How do cloud providers achieve better energy efficiency than typical enterprise server setups?

Cloud providers achieve better energy efficiency through several key factors: they pool workloads from thousands of customers to maximize server utilization; replace hardware frequently with more efficient components; invest heavily in advanced cooling and power management systems; and offer elastic scaling so resources can be adjusted dynamically rather than running at peak capacity constantly.

Does using cloud services mean zero emissions or a completely green footprint?

No, using cloud services does not mean zero emissions or a completely green footprint. Cloud data centers still consume energy and produce emissions depending on their electricity sources. However, cloud providers often have more energy-efficient infrastructure and invest heavily in renewable energy and carbon reduction initiatives, resulting in lower emissions intensity over time compared to typical on-prem setups.
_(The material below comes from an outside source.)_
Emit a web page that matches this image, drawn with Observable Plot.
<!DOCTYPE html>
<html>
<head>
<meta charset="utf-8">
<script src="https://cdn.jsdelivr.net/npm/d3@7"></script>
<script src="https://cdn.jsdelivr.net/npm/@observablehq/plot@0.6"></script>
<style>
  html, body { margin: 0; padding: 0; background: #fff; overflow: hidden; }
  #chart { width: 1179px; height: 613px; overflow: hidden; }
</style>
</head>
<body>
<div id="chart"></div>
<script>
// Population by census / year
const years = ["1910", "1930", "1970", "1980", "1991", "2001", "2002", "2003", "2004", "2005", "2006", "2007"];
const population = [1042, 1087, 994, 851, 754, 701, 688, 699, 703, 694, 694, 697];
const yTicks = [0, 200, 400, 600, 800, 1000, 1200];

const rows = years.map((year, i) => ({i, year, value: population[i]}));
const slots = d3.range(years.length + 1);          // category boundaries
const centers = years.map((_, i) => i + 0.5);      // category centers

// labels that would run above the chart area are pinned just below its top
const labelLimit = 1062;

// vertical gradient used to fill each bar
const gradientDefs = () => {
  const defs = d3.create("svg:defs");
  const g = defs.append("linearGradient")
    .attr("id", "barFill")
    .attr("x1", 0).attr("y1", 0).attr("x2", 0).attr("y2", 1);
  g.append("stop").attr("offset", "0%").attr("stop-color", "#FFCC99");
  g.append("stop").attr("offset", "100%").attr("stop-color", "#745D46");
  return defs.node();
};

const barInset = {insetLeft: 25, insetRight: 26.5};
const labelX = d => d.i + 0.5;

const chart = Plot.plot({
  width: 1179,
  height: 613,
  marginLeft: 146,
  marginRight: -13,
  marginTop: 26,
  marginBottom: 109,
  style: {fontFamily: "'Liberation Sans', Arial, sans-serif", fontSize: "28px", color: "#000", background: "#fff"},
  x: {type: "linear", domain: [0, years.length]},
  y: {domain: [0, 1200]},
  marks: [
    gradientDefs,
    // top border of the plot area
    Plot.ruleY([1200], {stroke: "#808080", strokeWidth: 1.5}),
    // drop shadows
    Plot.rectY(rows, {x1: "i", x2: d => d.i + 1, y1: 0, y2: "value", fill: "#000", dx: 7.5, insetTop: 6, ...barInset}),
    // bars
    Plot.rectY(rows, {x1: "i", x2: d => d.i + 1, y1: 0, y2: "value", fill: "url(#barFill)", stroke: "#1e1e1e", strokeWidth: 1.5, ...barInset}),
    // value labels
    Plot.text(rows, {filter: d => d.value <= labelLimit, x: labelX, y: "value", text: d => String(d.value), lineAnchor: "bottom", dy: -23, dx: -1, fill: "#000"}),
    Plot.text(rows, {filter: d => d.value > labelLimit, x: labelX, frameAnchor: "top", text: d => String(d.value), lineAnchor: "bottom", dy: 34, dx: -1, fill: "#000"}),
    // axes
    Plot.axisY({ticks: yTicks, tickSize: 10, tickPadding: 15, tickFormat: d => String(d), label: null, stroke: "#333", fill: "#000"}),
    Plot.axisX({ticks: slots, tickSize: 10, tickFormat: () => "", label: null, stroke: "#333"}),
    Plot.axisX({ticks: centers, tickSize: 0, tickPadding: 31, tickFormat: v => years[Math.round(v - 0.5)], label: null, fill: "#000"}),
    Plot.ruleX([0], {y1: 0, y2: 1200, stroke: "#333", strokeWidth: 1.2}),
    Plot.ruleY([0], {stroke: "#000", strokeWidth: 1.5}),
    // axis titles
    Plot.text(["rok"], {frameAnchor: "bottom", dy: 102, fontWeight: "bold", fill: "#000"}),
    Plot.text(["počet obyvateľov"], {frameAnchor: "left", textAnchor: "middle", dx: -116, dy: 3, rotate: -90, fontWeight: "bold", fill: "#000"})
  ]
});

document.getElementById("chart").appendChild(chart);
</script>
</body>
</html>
How does migrating to the cloud support a company’s ESG (Environmental, Social, Governance) goals?

Migrating to the cloud supports ESG goals by reducing on-prem energy consumption through more efficient infrastructure, enabling use of cloud regions with lower carbon intensity, and improving measurement and reporting of IT-related emissions. Additionally, cloud migration can enhance governance by improving patching, monitoring, and controls—helping companies meet procurement requirements where sustainability is a scored factor.

What should companies consider to maximize the environmental benefits when moving workloads to the cloud?

To maximize environmental benefits when moving workloads to the cloud, companies should avoid simply lifting and shifting messy legacy systems. Instead, they should design for elastic scaling to avoid paying for unused capacity, choose modern cloud services optimized for efficiency, select regions with cleaner energy grids where possible, and adopt managed services that reduce always-on resource usage—ensuring real reductions in energy use and emissions.